Problem to solve :: Nothing but the lines from the top of the data to the line holding "Chart.register(...registerables);" should be printed, word for word and both ends included; leave the pictures out.

Supplied information ::
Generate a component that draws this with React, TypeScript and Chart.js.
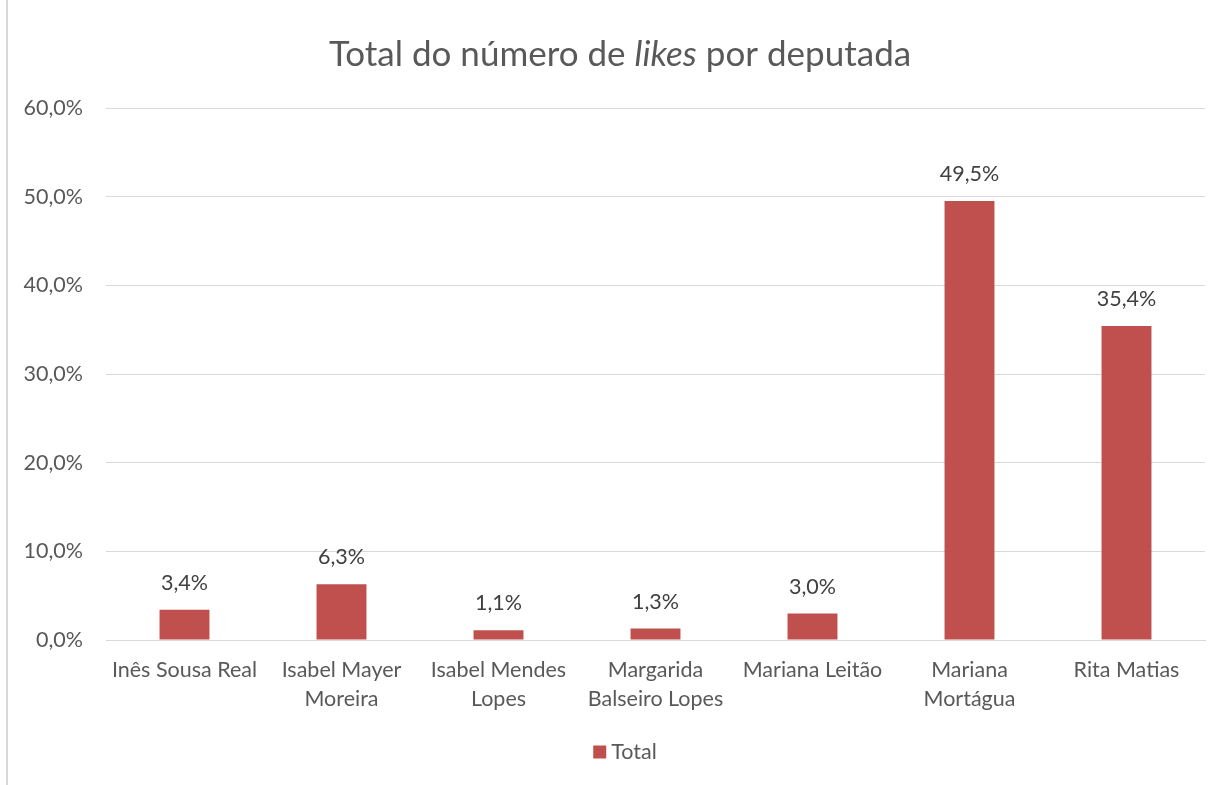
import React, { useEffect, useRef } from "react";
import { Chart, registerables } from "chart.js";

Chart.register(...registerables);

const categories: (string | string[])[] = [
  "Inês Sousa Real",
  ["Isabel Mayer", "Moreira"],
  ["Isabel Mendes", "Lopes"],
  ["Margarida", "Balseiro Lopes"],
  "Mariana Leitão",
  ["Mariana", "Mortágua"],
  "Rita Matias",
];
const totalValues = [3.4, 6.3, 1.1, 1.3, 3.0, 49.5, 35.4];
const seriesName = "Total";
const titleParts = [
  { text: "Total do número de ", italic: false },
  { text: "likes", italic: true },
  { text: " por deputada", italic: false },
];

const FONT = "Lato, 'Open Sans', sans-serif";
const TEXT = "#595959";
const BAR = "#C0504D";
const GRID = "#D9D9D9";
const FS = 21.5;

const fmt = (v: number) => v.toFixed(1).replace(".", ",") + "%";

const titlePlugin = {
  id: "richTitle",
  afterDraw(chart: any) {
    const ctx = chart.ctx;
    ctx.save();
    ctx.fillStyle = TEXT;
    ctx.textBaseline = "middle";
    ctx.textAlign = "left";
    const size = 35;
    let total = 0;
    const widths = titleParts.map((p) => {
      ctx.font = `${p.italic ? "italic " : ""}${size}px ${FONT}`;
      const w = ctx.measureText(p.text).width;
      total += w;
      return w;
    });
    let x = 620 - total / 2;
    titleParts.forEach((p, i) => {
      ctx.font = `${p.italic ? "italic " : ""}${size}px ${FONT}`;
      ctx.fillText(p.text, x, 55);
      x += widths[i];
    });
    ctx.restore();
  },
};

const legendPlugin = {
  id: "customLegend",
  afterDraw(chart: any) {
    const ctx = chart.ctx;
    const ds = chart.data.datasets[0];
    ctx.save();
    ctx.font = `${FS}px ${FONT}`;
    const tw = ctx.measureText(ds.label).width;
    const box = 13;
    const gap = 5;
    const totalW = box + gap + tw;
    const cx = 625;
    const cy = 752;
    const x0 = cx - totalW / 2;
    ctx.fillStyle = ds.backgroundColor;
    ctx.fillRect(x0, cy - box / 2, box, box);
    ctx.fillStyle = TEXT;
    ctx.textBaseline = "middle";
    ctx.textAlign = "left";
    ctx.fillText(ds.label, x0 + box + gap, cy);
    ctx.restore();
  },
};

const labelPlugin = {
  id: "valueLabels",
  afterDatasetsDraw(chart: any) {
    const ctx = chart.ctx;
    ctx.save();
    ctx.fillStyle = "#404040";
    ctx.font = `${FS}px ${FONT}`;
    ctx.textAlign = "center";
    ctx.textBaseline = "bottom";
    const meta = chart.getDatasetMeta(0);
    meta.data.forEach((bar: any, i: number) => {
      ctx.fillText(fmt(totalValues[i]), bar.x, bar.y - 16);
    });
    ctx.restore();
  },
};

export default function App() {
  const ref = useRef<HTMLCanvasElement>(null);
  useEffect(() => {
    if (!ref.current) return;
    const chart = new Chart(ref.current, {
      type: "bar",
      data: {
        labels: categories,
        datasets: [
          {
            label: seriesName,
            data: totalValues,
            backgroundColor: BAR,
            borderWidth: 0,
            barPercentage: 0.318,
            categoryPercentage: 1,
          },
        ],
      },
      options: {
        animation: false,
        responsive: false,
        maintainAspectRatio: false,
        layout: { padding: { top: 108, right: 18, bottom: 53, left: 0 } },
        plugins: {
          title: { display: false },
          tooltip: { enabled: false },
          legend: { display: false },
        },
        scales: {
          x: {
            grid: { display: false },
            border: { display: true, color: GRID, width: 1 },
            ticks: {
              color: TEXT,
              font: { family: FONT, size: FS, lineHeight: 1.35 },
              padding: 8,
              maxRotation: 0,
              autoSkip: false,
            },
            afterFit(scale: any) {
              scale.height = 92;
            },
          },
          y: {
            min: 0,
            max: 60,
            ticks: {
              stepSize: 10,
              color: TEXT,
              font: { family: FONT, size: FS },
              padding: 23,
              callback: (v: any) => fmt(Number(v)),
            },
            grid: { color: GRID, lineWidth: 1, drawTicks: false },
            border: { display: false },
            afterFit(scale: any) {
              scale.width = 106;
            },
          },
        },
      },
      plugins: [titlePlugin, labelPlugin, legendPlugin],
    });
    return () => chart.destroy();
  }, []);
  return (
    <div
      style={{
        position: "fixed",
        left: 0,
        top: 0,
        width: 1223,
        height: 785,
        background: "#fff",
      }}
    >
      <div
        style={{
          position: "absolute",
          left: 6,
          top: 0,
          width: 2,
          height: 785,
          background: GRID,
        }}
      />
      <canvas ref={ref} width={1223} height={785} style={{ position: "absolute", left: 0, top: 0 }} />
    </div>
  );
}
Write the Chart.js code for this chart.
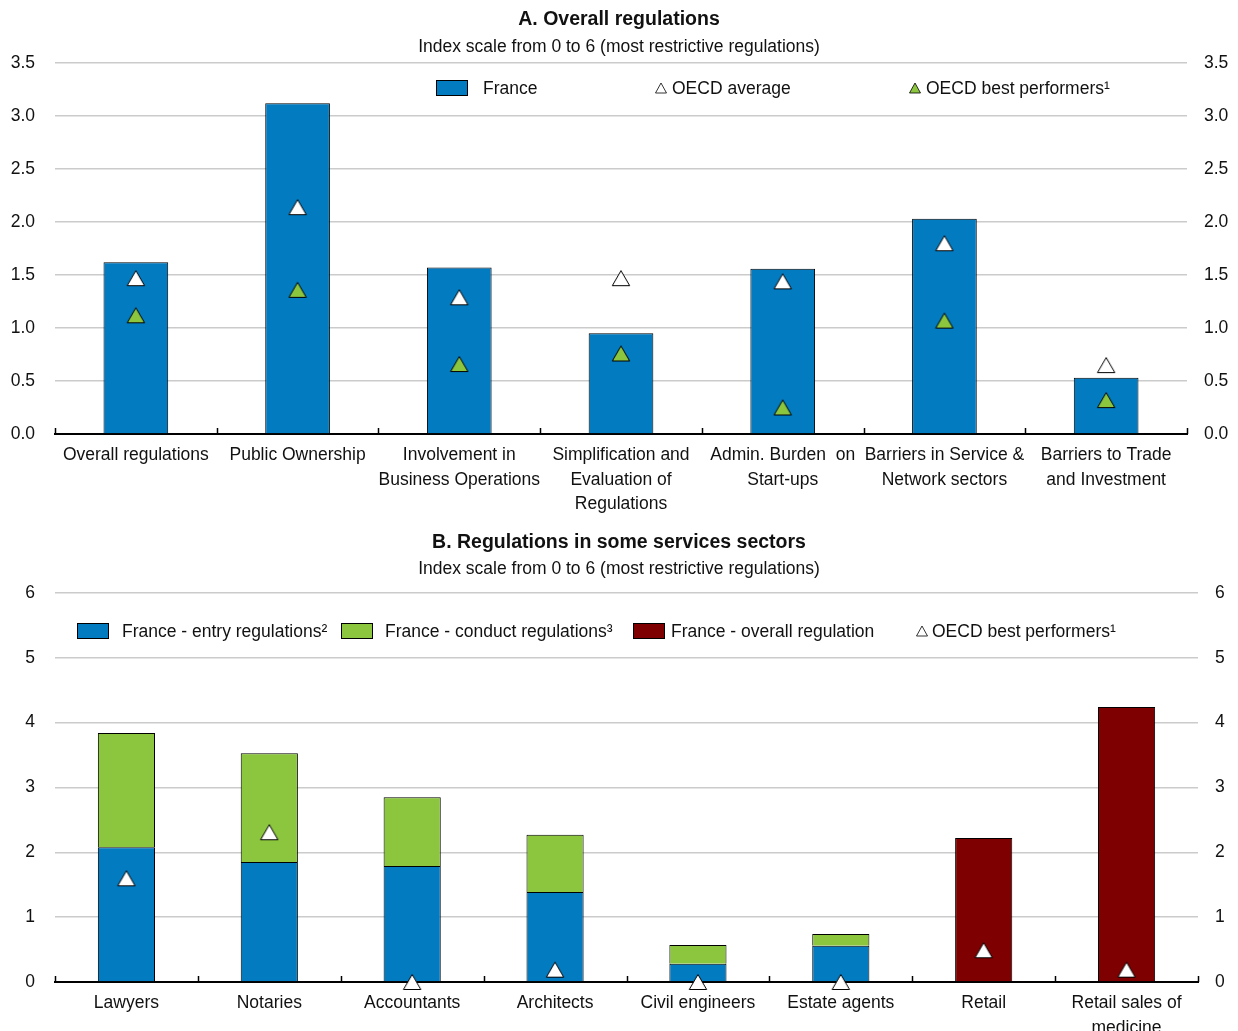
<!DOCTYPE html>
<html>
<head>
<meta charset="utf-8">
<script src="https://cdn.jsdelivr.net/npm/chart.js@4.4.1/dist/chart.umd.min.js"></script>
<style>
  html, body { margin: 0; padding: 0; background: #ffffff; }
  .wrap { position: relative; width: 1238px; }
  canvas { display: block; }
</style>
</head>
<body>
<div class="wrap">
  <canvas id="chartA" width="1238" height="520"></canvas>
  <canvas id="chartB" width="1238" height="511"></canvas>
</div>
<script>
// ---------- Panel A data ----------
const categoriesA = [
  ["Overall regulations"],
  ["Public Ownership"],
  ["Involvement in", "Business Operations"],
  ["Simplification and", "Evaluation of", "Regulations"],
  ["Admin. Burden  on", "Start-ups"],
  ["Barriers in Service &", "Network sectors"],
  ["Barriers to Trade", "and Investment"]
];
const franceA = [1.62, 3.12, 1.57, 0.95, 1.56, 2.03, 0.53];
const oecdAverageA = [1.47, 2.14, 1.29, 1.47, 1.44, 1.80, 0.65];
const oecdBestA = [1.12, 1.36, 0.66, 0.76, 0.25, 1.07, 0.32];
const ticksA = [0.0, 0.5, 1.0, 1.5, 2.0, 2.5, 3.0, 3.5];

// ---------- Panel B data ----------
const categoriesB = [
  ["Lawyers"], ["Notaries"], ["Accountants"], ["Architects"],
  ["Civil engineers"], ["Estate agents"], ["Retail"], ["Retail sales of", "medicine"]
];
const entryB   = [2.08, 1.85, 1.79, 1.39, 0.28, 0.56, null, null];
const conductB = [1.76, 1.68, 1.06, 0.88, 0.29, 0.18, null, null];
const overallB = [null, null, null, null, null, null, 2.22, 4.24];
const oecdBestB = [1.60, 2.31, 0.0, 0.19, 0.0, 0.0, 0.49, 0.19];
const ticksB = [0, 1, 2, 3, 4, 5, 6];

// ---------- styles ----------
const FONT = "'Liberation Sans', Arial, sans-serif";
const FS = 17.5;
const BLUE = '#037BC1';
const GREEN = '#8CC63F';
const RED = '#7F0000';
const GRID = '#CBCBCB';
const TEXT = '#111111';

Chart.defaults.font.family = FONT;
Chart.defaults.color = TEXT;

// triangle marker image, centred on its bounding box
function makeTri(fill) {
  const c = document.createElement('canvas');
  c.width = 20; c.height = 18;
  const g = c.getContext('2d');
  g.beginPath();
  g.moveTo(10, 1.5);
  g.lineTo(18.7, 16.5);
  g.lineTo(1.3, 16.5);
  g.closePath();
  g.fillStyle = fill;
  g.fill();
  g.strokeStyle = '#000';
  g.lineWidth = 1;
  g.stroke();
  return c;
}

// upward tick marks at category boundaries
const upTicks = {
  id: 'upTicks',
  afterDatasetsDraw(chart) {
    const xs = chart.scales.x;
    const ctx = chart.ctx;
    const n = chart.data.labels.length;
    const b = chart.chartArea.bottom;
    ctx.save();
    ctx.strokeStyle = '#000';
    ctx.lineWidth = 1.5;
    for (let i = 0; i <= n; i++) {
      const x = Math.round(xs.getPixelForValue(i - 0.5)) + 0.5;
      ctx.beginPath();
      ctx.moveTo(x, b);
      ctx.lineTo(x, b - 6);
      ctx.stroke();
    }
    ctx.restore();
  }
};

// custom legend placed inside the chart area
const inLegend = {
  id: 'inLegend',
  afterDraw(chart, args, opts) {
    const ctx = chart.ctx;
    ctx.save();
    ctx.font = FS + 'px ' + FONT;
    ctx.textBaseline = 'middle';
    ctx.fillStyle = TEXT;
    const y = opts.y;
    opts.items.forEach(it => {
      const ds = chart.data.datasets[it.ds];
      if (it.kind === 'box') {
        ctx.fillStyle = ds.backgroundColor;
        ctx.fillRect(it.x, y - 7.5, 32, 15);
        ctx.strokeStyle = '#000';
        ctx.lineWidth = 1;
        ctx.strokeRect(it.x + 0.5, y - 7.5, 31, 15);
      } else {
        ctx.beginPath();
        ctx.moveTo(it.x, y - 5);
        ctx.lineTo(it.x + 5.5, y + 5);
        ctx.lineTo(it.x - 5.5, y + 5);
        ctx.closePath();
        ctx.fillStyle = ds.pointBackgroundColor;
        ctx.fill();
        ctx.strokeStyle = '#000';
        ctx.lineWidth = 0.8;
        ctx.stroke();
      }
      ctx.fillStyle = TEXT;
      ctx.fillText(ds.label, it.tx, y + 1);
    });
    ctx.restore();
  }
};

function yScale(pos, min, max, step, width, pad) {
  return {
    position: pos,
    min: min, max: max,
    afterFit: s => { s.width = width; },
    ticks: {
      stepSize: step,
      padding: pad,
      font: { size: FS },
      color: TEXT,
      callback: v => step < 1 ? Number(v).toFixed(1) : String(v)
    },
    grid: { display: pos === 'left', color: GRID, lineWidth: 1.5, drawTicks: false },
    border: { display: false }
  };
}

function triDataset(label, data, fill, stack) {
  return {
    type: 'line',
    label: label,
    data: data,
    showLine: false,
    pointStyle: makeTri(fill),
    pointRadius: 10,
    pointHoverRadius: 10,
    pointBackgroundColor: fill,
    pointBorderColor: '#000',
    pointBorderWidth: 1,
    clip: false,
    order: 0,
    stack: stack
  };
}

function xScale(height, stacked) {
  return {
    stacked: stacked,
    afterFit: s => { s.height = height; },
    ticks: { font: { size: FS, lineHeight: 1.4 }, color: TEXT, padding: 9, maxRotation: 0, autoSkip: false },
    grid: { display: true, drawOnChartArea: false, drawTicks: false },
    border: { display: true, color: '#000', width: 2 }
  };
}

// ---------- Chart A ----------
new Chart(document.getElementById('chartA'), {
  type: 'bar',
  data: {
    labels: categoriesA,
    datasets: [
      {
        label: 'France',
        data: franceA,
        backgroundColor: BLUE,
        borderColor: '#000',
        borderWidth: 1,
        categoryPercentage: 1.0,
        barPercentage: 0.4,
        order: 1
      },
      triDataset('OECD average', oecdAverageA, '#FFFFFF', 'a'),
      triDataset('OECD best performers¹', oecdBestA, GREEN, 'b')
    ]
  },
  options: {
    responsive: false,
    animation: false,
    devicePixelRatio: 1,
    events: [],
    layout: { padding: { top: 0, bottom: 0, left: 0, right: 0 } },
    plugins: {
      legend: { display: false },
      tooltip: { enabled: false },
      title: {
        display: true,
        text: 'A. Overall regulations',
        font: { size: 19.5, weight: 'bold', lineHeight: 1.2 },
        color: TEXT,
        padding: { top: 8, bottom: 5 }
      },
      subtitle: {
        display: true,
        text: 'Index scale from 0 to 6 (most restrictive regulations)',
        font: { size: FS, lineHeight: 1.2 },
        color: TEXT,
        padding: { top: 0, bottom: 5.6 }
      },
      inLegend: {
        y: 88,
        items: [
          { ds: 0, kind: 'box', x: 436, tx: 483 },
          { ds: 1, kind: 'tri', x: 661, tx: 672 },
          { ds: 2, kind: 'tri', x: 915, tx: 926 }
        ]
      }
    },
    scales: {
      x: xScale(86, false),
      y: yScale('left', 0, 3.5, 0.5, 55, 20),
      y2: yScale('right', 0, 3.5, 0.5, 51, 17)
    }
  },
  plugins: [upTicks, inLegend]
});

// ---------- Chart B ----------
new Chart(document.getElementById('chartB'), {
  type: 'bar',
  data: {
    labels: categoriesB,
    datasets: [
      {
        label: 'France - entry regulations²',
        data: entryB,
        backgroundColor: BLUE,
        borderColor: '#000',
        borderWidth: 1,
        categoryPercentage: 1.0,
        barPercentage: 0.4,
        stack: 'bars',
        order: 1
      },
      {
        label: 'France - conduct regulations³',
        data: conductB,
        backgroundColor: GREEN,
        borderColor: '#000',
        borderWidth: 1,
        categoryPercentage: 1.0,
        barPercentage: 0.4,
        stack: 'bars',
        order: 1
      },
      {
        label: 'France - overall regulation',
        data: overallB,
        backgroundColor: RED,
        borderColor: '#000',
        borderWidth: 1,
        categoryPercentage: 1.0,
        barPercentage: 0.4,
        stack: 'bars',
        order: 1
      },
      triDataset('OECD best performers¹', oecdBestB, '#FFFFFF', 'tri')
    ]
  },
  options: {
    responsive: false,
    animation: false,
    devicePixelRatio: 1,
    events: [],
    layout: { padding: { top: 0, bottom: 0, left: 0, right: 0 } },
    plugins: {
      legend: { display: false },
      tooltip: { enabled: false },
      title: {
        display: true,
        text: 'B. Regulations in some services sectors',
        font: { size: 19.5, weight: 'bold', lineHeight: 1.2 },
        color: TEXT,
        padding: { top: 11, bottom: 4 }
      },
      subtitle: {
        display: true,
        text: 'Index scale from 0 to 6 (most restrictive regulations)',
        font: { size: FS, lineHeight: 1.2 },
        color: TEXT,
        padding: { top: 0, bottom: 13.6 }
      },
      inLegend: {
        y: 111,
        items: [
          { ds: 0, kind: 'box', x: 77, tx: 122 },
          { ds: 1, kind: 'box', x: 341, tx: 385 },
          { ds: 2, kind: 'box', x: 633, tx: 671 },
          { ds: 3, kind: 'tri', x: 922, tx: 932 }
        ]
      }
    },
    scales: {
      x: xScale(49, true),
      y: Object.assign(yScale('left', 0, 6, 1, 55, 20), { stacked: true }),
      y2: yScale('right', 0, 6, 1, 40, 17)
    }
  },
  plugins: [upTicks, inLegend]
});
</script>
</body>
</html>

Result for this exercise ::
Generate a component that draws this with React, TypeScript and Chart.js.
import React, { useEffect, useRef } from "react";
import { Chart, registerables } from "chart.js";

Chart.register(...registerables);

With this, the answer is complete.